Mveela More is a compact site locate just north of the main Omagh to Cookstown Road (A505) 2km east northeast of Creggan. One of the earliest geological maps covering this area, Portlock (1843) classified all the volcanic and plutonic rocks of central Tyrone together as, "metamorphic rocks of hornblendic type" clearly distinguishing them from the mica schists of the Sperrin Mountains and the Tyrone Central Inlier. The rocks at Mveela More (Miveel Rock on the Portlock map) were classified as "trap".
On the first edition of the one-inch to the mile scale geological map (Sheet 26, Draperstown, Geological Survey of Ireland, 1882) Mveela More was mapped as "pyroxenic rocks" designated as "Probably of Pre-Cambrian or Upper Laurentian Age". In the memoir, which accompanied the map, Nolan (1884) referred to Mveela More as being composed of "a very compact rock that is cellular in parts, the original cavities being filled with carbonates".
The earliest detailed geological map and description of the geology of the central Tyrone Ordovician volcanic plutonic terrane was by Hartley (1933).

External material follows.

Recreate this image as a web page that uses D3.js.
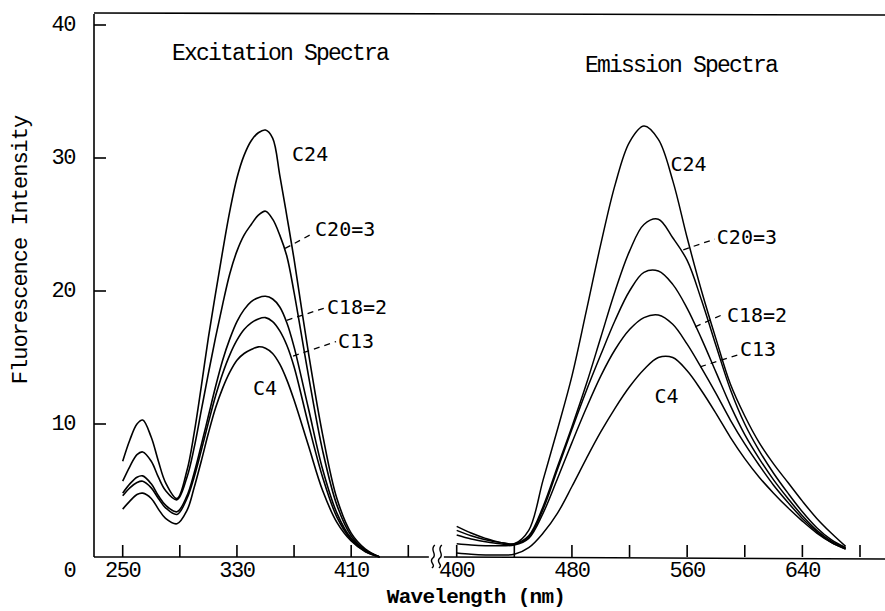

Hartley included the rocks at Mveela More within what he referred to as the Tyrone Igneous Series.
The second editions of geological Sheet 34 (Pomeroy) and Sheet 26 (Draperstown) (Geological Survey of Northern Ireland, 1979, 1995) included revised stratigraphy for the of the Ordovician igneous rocks in Central Tyrone. The volcanic rocks including those at Mveela More were included within the Tyrone Volcanic Group. More recently, the Tyrone Volcanic Group together with the closely associated Tyrone Plutonic Complex Volcanic Group have been interpreted as part of an ophiolite complex, (Hutton et al., 1985). On a regional scale, these rocks form part of the Tyrone-Girvan Sub-Terrane of the Midland Valley Terrane (Bluck, 1992).